▶ Aim of the exercise: Please retype the records below exactly, from the first line through the line containing "Chart.register(...registerables);", and leave out any pictures.

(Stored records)
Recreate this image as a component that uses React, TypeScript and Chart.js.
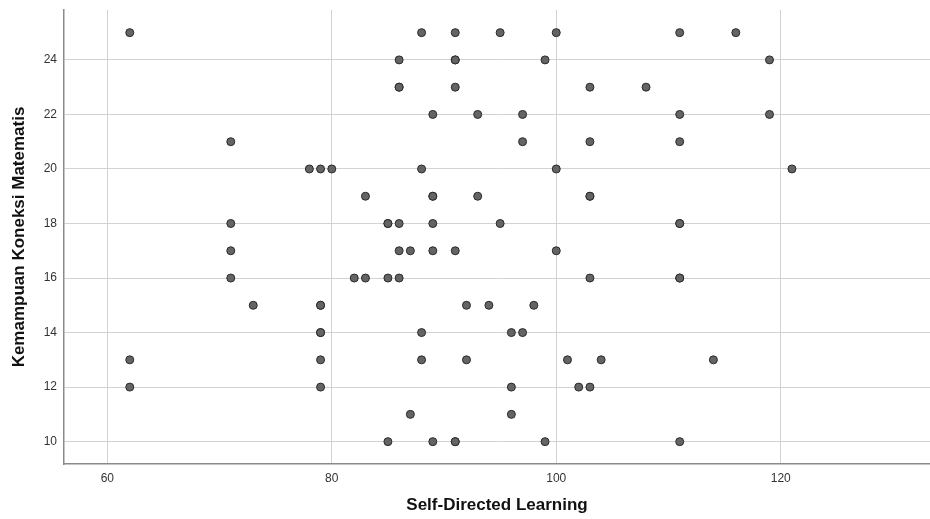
import React, { useEffect, useRef } from "react";
import { Chart, registerables } from "chart.js";

Chart.register(...registerables);

// Self-Directed Learning (x) values, listed row by row
const selfDirectedLearning: number[] = [
  62, 88, 91, 95, 100, 111, 116, // 25
  86, 91, 91, 99, 119, // 24
  86, 86, 91, 103, 108, // 23
  89, 93, 97, 111, 119, // 22
  71, 97, 103, 111, // 21
  78, 79, 80, 88, 100, 121, // 20
  83, 89, 89, 93, 103, 103, // 19
  71, 85, 85, 86, 89, 95, 111, 111, // 18
  71, 86, 87, 89, 91, 100, // 17
  71, 82, 83, 85, 86, 103, 111, 111, // 16
  73, 79, 79, 92, 94, 98, // 15
  79, 79, 88, 96, 97, // 14
  62, 79, 88, 92, 101, 104, 114, // 13
  62, 79, 96, 102, 103, // 12
  87, 96, // 11
  85, 89, 91, 91, 99, 111, // 10
];

// Kemampuan Koneksi Matematis (y) values, same order
const kemampuanKoneksi: number[] = [
  25, 25, 25, 25, 25, 25, 25,
  24, 24, 24, 24, 24,
  23, 23, 23, 23, 23,
  22, 22, 22, 22, 22,
  21, 21, 21, 21,
  20, 20, 20, 20, 20, 20,
  19, 19, 19, 19, 19, 19,
  18, 18, 18, 18, 18, 18, 18, 18,
  17, 17, 17, 17, 17, 17,
  16, 16, 16, 16, 16, 16, 16, 16,
  15, 15, 15, 15, 15, 15,
  14, 14, 14, 14, 14,
  13, 13, 13, 13, 13, 13, 13,
  12, 12, 12, 12, 12,
  11, 11,
  10, 10, 10, 10, 10, 10,
];

const xTickValues: number[] = [60, 80, 100, 120];
const yTickValues: number[] = [10, 12, 14, 16, 18, 20, 22, 24];

const xTitle = "Self-Directed Learning";
const yTitle = "Kemampuan Koneksi Matematis";

const FONT = "'Liberation Sans', Arial, Helvetica, sans-serif";

export default function App() {
  const canvasRef = useRef<HTMLCanvasElement | null>(null);

  useEffect(() => {
    if (!canvasRef.current) return;
    const points = selfDirectedLearning.map((x, i) => ({ x, y: kemampuanKoneksi[i] }));
    const chart = new Chart(canvasRef.current, {
      type: "scatter",
      data: {
        datasets: [
          {
            data: points,
            backgroundColor: "#646464",
            borderColor: "#2a2a2a",
            borderWidth: 1,
            pointRadius: 4,
            pointHoverRadius: 4,
          },
        ],
      },
      options: {
        animation: false,
        responsive: false,
        maintainAspectRatio: false,
        devicePixelRatio: 1,
        layout: { autoPadding: false, padding: { top: 10, right: 0, left: 0, bottom: 0 } },
        plugins: {
          legend: { display: false },
          tooltip: { enabled: false },
        },
        scales: {
          x: {
            type: "linear",
            min: 56.14,
            max: 133.3,
            afterFit: (scale: any) => {
              scale.height = 55;
              scale.paddingLeft = 0;
              scale.paddingRight = 0;
            },
            afterBuildTicks: (scale: any) => {
              scale.ticks = xTickValues.map((v) => ({ value: v }));
            },
            grid: {
              color: "#d3d3d3",
              lineWidth: 1,
              drawTicks: false,
            },
            border: { color: "#8a8a8a", width: 1.5 },
            ticks: {
              padding: 7,
              color: "#333333",
              font: { family: FONT, size: 12 },
              maxRotation: 0,
            },
            title: {
              display: true,
              text: xTitle,
              color: "#111111",
              font: { family: FONT, size: 17, weight: "bold" },
              padding: { top: 0, bottom: 3 },
            },
          },
          y: {
            type: "linear",
            min: 9.18,
            max: 25.83,
            afterFit: (scale: any) => {
              scale.width = 64;
              scale.paddingTop = 0;
              scale.paddingBottom = 0;
            },
            afterBuildTicks: (scale: any) => {
              scale.ticks = yTickValues.map((v) => ({ value: v }));
            },
            grid: {
              color: "#d3d3d3",
              lineWidth: 1,
              drawTicks: false,
            },
            border: { color: "#8a8a8a", width: 1.5 },
            ticks: {
              padding: 7,
              color: "#333333",
              font: { family: FONT, size: 12 },
            },
            title: {
              display: true,
              text: yTitle,
              color: "#111111",
              font: { family: FONT, size: 17, weight: "bold" },
              padding: { top: 9, bottom: 0 },
            },
          },
        },
      },
    });
    return () => chart.destroy();
  }, []);

  return (
    <div
      style={{
        position: "fixed",
        left: 0,
        top: 0,
        width: "930px",
        height: "519px",
        background: "#ffffff",
      }}
    >
      <canvas
        ref={canvasRef}
        width={930}
        height={519}
        style={{ display: "block", width: "930px", height: "519px" }}
      />
    </div>
  );
}
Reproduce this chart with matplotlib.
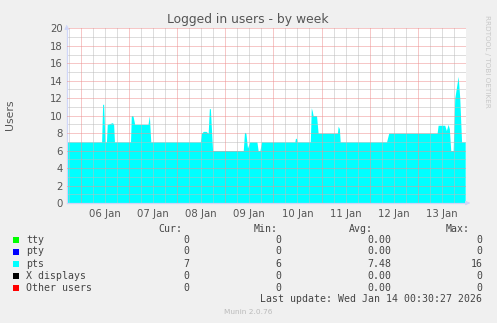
import matplotlib
matplotlib.use("Agg")
import matplotlib.pyplot as plt
import numpy as np

# ---- data (hours relative to 06 Jan 00:00) ----
hours = [-7.0, 10.4, 10.9, 11.4, 12.1, 12.8, 13.2, 15.8, 16.4, 16.8,
         24.8, 25.2, 26.0, 26.9, 33.5, 34.2, 34.9,
         59.6, 60.2, 61.1, 62.4, 63.5, 64.1, 64.6, 65.7,
         81.0, 81.6, 82.3, 83.1, 84.2, 87.8, 88.4, 89.3, 90.1,
         106.7, 107.0, 107.5, 107.8,
         114.4, 114.9, 115.4, 115.8, 117.5, 118.3, 127.9, 128.3, 128.9, 129.3,
         152.4, 153.5, 177.6, 178.1, 181.4, 182.2, 183.1, 183.7, 184.4, 185.6,
         186.4, 188.1, 188.9, 189.8, 191.6]
pts = [7, 7, 11.3, 11.3, 7, 7, 9, 9.2, 9, 7,
       7, 10, 10, 9, 9, 10, 7,
       7, 8, 8.2, 8.2, 8, 10.8, 10.8, 6,
       6, 8.1, 8, 6.3, 7, 7, 6, 6, 7,
       7, 7.4, 7.4, 7,
       7, 10.9, 10.5, 10, 10, 8, 8, 8.8, 8.5, 7,
       7, 8, 8, 8.9, 8.9, 8.3, 9, 8.5, 6, 6,
       12, 14.5, 12, 7, 7]

day_labels = ["06 Jan", "07 Jan", "08 Jan", "09 Jan", "10 Jan", "11 Jan", "12 Jan", "13 Jan"]
y_ticks = [0, 2, 4, 6, 8, 10, 12, 14, 16, 18, 20]

series_names = ["tty", "pty", "pts", "X displays", "Other users"]
series_colors = ["#00FF00", "#0000FF", "#00FFFF", "#000000", "#FF0000"]
cur_vals = ["0", "0", "7", "0", "0"]
min_vals = ["0", "0", "6", "0", "0"]
avg_vals = ["0.00", "0.00", "7.48", "0.00", "0.00"]
max_vals = ["0", "0", "16", "0", "0"]
last_update = "Last update: Wed Jan 14 00:30:27 2026"

W, H = 497, 323
fig = plt.figure(figsize=(W / 100, H / 100), dpi=100)
fig.patch.set_facecolor("#F0F0F0")

x0, x1, y0, y1 = 66.7, 466.0, 28.3, 203.0
ax = fig.add_axes([x0 / W, 1 - y1 / H, (x1 - x0) / W, (y1 - y0) / H])
ax.set_facecolor("white")
ax.set_xlim(-7.0, 192.0)
ax.set_ylim(0, 20)

ax.fill_between(hours, 0, pts, color="#00FFFF", lw=0, zorder=1)

grid_gray = "#BDBDBD"
grid_red = "#EE9090"
dot = (0, (1, 1))
for h in np.arange(-6, 192, 6):
    if h % 24 != 0:
        ax.axvline(h, color=grid_gray, lw=0.72, ls=dot, zorder=2)
for h in np.arange(0, 193, 24):
    ax.axvline(h, color=grid_red, lw=0.72, ls=dot, zorder=3)
for v in range(1, 20, 2):
    ax.axhline(v, color=grid_gray, lw=0.72, ls=dot, zorder=2)
for v in y_ticks[1:]:
    ax.axhline(v, color=grid_red, lw=0.72, ls=dot, zorder=3)

for s in ["top", "right"]:
    ax.spines[s].set_visible(False)
ax.spines["left"].set_color("#CFD6F8")
ax.spines["bottom"].set_color("#CFD6F8")
ax.spines["left"].set_linewidth(0.9)
ax.spines["bottom"].set_linewidth(0.9)

ax.set_yticks(y_ticks)
ax.set_yticklabels([str(v) for v in y_ticks])
ax.set_xticks([12 + 24 * i for i in range(len(day_labels))])
ax.set_xticklabels(day_labels)
ax.tick_params(axis="both", length=0, labelsize=7.3, labelcolor="#555555", pad=3)
ax.tick_params(axis="x", pad=4)

# arrows
ax.annotate("", xy=(x0 / W, 1 - 22 / H), xytext=(x0 / W, 1 - 30 / H), xycoords="figure fraction",
            arrowprops=dict(arrowstyle="-|>", color="#CFD6F8", lw=0.8, mutation_scale=6))
ax.annotate("", xy=(473 / W, 1 - y1 / H), xytext=(465 / W, 1 - y1 / H), xycoords="figure fraction",
            arrowprops=dict(arrowstyle="-|>", color="#CFD6F8", lw=0.8, mutation_scale=6))

fig.text(248 / W, 1 - 19 / H, "Logged in users - by week", ha="center", va="center",
         fontsize=8.9, color="#555555")
fig.text(10 / W, 1 - 115 / H, "Users", ha="center", va="center", rotation=90,
         fontsize=7.8, color="#555555")
fig.text(487 / W, 1 - 15 / H, "RRDTOOL / TOBI OETIKER", ha="center", va="top", rotation=270,
         fontsize=5.2, color="#C8C8C8")

mono = "DejaVu Sans Mono"
fs = 7.1
tc = "#444444"
fig.text(182 / W, 1 - 228.5 / H, "Cur:", ha="right", va="center", family=mono, fontsize=fs, color=tc)
fig.text(278 / W, 1 - 228.5 / H, "Min:", ha="right", va="center", family=mono, fontsize=fs, color=tc)
fig.text(373 / W, 1 - 228.5 / H, "Avg:", ha="right", va="center", family=mono, fontsize=fs, color=tc)
fig.text(470 / W, 1 - 228.5 / H, "Max:", ha="right", va="center", family=mono, fontsize=fs, color=tc)

row_y = [239.7, 251.5, 263.6, 275.7, 287.7]
for i, name in enumerate(series_names):
    yy = 1 - row_y[i] / H
    fig.patches.append(plt.Rectangle((13 / W, 1 - (row_y[i] + 3) / H), 6 / W, 6 / H,
                                     transform=fig.transFigure, facecolor=series_colors[i],
                                     edgecolor="none"))
    fig.text(26 / W, yy, name, ha="left", va="center", family=mono, fontsize=fs, color=tc)
    fig.text(189.5 / W, yy, cur_vals[i], ha="right", va="center", family=mono, fontsize=fs, color=tc)
    fig.text(281.5 / W, yy, min_vals[i], ha="right", va="center", family=mono, fontsize=fs, color=tc)
    fig.text(391.5 / W, yy, avg_vals[i], ha="right", va="center", family=mono, fontsize=fs, color=tc)
    fig.text(482.5 / W, yy, max_vals[i], ha="right", va="center", family=mono, fontsize=fs, color=tc)

fig.text(482.5 / W, 1 - 299.5 / H, last_update, ha="right", va="center", family=mono,
         fontsize=fs, color=tc)
fig.text(248 / W, 1 - 312.5 / H, "Munin 2.0.76", ha="center", va="center", fontsize=5.3,
         color="#BBBBBB")

fig.savefig("out.png", dpi=100, facecolor=fig.get_facecolor())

▶ Result of the exercise:
Recreate this image as a component that uses React, TypeScript and Chart.js.
import React, { useEffect, useRef } from "react";
import { Chart, registerables } from "chart.js";

Chart.register(...registerables);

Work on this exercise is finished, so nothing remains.